Privateer Ford Fiesta RS WRC driver, Martin Prokop, retired before he got to the start of SS2. The battery on his M-Sport-prepared machine wasn’t charging at the end of SS1 and he failed to make it to the beginning of the next test. His rally is over.
Drama on SS1
The day gets off to the worst possible start for Hyundai’s Thierry Neuville. His debut in the i20 WRC is going well at the first split time as he’s a stunning 4.5 seconds faster than stage opener Sebastien Ogier at the first split. But his challenge falls apart a few corners later as he crashes at the 6km mark.
He and co-driver Nicolas Gilsoul are okay, but their rally is over. Sadly, it’s the Belgian’s third consecutive Rallye Monte-Carlo retirement on the opening loop of stages.

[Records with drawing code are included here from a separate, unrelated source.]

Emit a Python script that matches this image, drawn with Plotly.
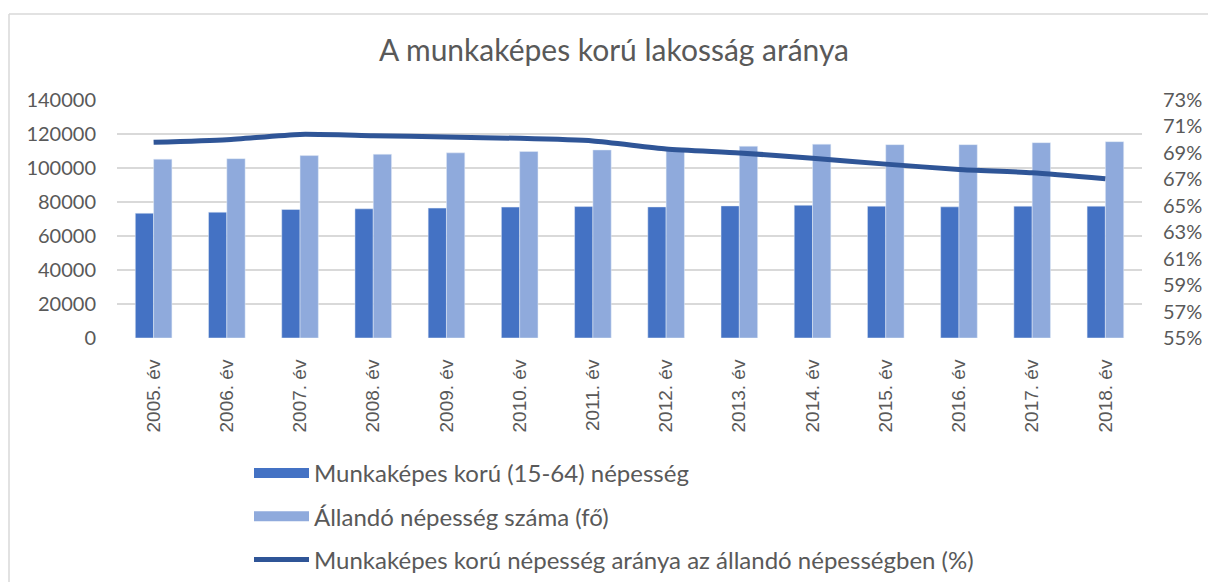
import plotly.graph_objects as go

categories = ["2005. év", "2006. év", "2007. év", "2008. év", "2009. év", "2010. év", "2011. év",
              "2012. év", "2013. év", "2014. év", "2015. év", "2016. év", "2017. év", "2018. év"]
working_age = [73400, 74000, 75600, 76000, 76400, 77000, 77300, 77100, 77700, 78100, 77550, 77150, 77550, 77550]
permanent_pop = [105200, 105500, 107300, 108100, 108900, 109700, 110600, 111300, 112800, 114000, 113750, 113750, 114900, 115500]
ratio_pct = [69.8, 70.0, 70.4, 70.3, 70.2, 70.1, 69.9, 69.3, 69.0, 68.6, 68.15, 67.75, 67.5, 67.05]

left_ticks = [0, 20000, 40000, 60000, 80000, 100000, 120000, 140000]
right_ticks = [55, 57, 59, 61, 63, 65, 67, 69, 71, 73]

names = ["Munkaképes korú (15-64) népesség",
         "Állandó népesség száma (fő)",
         "Munkaképes korú népesség aránya az állandó népességben (%)"]
colors = ["#4472C4", "#8FAADC", "#2F5597"]

TICK_COLOR = "#595959"
GRID = "#D9D9D9"
FONT = "Lato"

W, H = 1208, 582
ML, MR, MT, MB = 117, 66, 100, 244
PW = W - ML - MR
PH = H - MT - MB
BOTTOM = MT + PH

fig = go.Figure()
fig.add_trace(go.Bar(x=categories, y=working_age, name=names[0], showlegend=False,
                     marker=dict(color=colors[0]), legendgroup="a"))
fig.add_trace(go.Bar(x=categories, y=permanent_pop, name=names[1], showlegend=False,
                     marker=dict(color=colors[1]), legendgroup="b"))
# legend entries for the bar series (wide rectangular swatches)
fig.add_trace(go.Scatter(x=[None], y=[None], mode="lines", name=names[0], legendgroup="a",
                         line=dict(color=colors[0], width=10), hoverinfo="skip"))
fig.add_trace(go.Scatter(x=[None], y=[None], mode="lines", name=names[1], legendgroup="b",
                         line=dict(color=colors[1], width=10), hoverinfo="skip"))
fig.add_trace(go.Scatter(x=categories, y=ratio_pct, yaxis="y2", mode="lines", name=names[2],
                         line=dict(color=colors[2], width=5, shape="spline", smoothing=0.6),
                         legendgroup="c"))

fig.update_layout(
    width=W, height=H,
    margin=dict(l=ML, r=MR, t=MT, b=MB, autoexpand=False),
    paper_bgcolor="white", plot_bgcolor="white",
    barmode="group", bargap=0.5, bargroupgap=0.0,
    title=dict(text="A munkaképes korú lakosság aránya", x=614 / W, xref="container",
               y=1 - 50 / H, yref="container", xanchor="center", yanchor="middle",
               font=dict(family=FONT, size=30, color=TICK_COLOR)),
    xaxis=dict(type="category", tickangle=-90, showgrid=False, showline=False,
               ticks="outside", ticklen=13, tickcolor="rgba(0,0,0,0)",
               tickfont=dict(family="Liberation Sans", size=19, color=TICK_COLOR), automargin=False),
    yaxis=dict(range=[0, 140000], tickvals=left_ticks, ticktext=[str(v) for v in left_ticks],
               showgrid=True, gridcolor=GRID, gridwidth=1.5, zeroline=False, showline=False,
               tickfont=dict(family=FONT, size=20, color=TICK_COLOR), automargin=False,
               ticks="outside", ticklen=16, tickcolor="rgba(0,0,0,0)"),
    yaxis2=dict(range=[55, 73], tickvals=right_ticks, ticktext=[f"{v}%" for v in right_ticks],
                overlaying="y", side="right", showgrid=False, zeroline=False, showline=False,
                tickfont=dict(family=FONT, size=20, color=TICK_COLOR), automargin=False,
                ticks="outside", ticklen=16, tickcolor="rgba(0,0,0,0)"),
    legend=dict(x=(249 - ML) / PW, xanchor="left", y=(BOTTOM - 451) / PH, yanchor="top",
                orientation="v", tracegroupgap=9, itemwidth=55,
                font=dict(family=FONT, size=24, color=TICK_COLOR), bgcolor="rgba(0,0,0,0)"),
    shapes=[
        dict(type="line", xref="paper", yref="paper",
             x0=(9 - ML) / PW, x1=(W - ML) / PW, y0=(BOTTOM - 14) / PH, y1=(BOTTOM - 14) / PH,
             line=dict(color=GRID, width=1.5)),
        dict(type="line", xref="paper", yref="paper",
             x0=(9 - ML) / PW, x1=(9 - ML) / PW, y0=(BOTTOM - H) / PH, y1=(BOTTOM - 14) / PH,
             line=dict(color=GRID, width=1.5)),
    ],
)

fig.write_html("out.html", config={"displayModeBar": False},
               post_script="document.body.style.margin='0';document.body.style.overflow='hidden';")
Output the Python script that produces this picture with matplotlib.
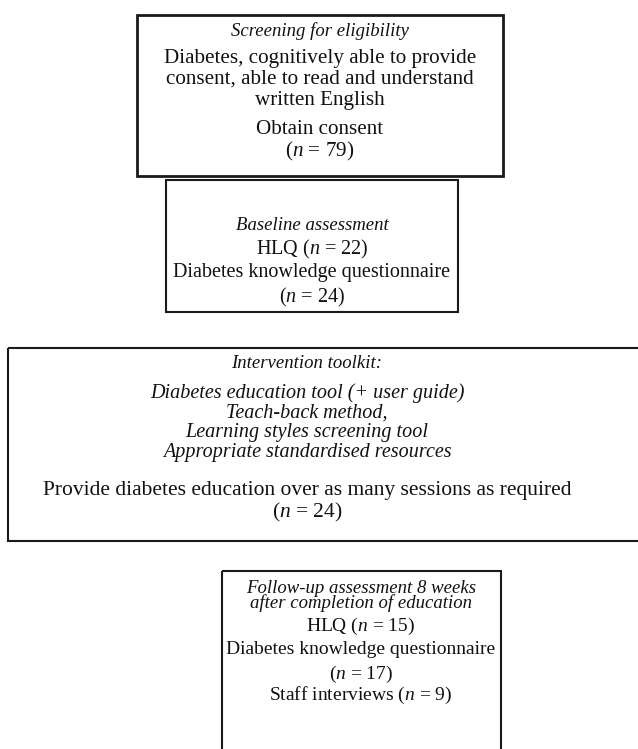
import matplotlib
matplotlib.use("Agg")
import matplotlib.pyplot as plt
from matplotlib.patches import Rectangle

plt.rcParams["font.family"] = ["Liberation Serif", "DejaVu Serif"]
plt.rcParams["mathtext.fontset"] = "custom"
plt.rcParams["mathtext.rm"] = "Liberation Serif"
plt.rcParams["mathtext.it"] = "Liberation Serif:italic"

# text of each box: (line, kind) with kind h = italic heading, i = italic, r = roman
screening_lines = [
    ("Screening for eligibility", "h"),
    ("Diabetes, cognitively able to provide", "r"),
    ("consent, able to read and understand", "r"),
    ("written English", "r"),
    ("Obtain consent", "r"),
    ("($n$ = 79)", "r"),
]
baseline_lines = [
    ("Baseline assessment", "h"),
    ("HLQ ($n$ = 22)", "r"),
    ("Diabetes knowledge questionnaire", "r"),
    ("($n$ = 24)", "r"),
]
toolkit_lines = [
    ("Intervention toolkit:", "h"),
    ("Diabetes education tool (+ user guide)", "i"),
    ("Teach-back method,", "i"),
    ("Learning styles screening tool", "i"),
    ("Appropriate standardised resources", "i"),
    ("Provide diabetes education over as many sessions as required", "r"),
    ("($n$ = 24)", "r"),
]
followup_lines = [
    ("Follow-up assessment 8 weeks\nafter completion of education", "h"),
    ("HLQ ($n$ = 15)", "r"),
    ("Diabetes knowledge questionnaire", "r"),
    ("($n$ = 17)", "r"),
    ("Staff interviews ($n$ = 9)", "r"),
]

# layout in pixels: box (x0, y0, x1, y1), text centre x, line y, border width, roman size
boxes = [
    (screening_lines, (137, 15, 503, 176), 320, [31, 58, 79, 100, 130, 151], 2.0, 15.2),
    (baseline_lines, (166, 180, 458, 312), 312, [226, 249, 273, 297], 1.5, 14.5),
    (toolkit_lines, (8, 348, 660, 541), 307, [364, 393, 413, 433, 453, 491, 512], 1.5, 15.5),
    (followup_lines, (222, 571, 501, 770), 361, [596, 626, 650, 674, 695], 1.5, 14.0),
]
sizes = {"h": 13.5, "i": 14.5}

W, H = 638, 749
fig = plt.figure(figsize=(W / 100, H / 100), dpi=100)
ax = fig.add_axes([0, 0, 1, 1])
ax.set_xlim(0, W)
ax.set_ylim(H, 0)
ax.axis("off")

for lines, (x0, y0, x1, y1), cx, ys, lw, rsize in boxes:
    ax.add_patch(Rectangle((x0, y0), x1 - x0, y1 - y0, fill=False,
                           edgecolor="#1a1a1a", linewidth=lw))
    for (txt, kind), y in zip(lines, ys):
        fs = sizes.get(kind, rsize)
        ax.text(cx, y, txt, ha="center", va="center", fontsize=fs,
                style="normal" if kind == "r" else "italic",
                linespacing=0.8, color="#111111")

fig.savefig("out.png", dpi=100)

Reigning World Rally Champion, Sebastien Ogier, fails to top the first stage time sheets as many people expected. The Frenchman, who was born in the nearby town of Gap, starts the stage on super-soft slick tyres and, with snow covering the road early on, he loses a significant amount of time after he ploughs his VW Polo R WRC into a wall on the first corner. He makes it to the stage finish but he isn’t impressed.
Robert Kubica overcomes the unexpected snowy conditions and proves to be a first stage revelation! The former F1 driver, making his WRC debut in an M-Sport-prepared Ford Fiesta RS WRC, blasts his way to a time that is 19.1 seconds faster than Ogier’s best and 14.3s quicker than second-place man Bryan Bouffier. He says: “That was very tough – the hardest stage of my life. We were not expecting snow, so it was very tricky.”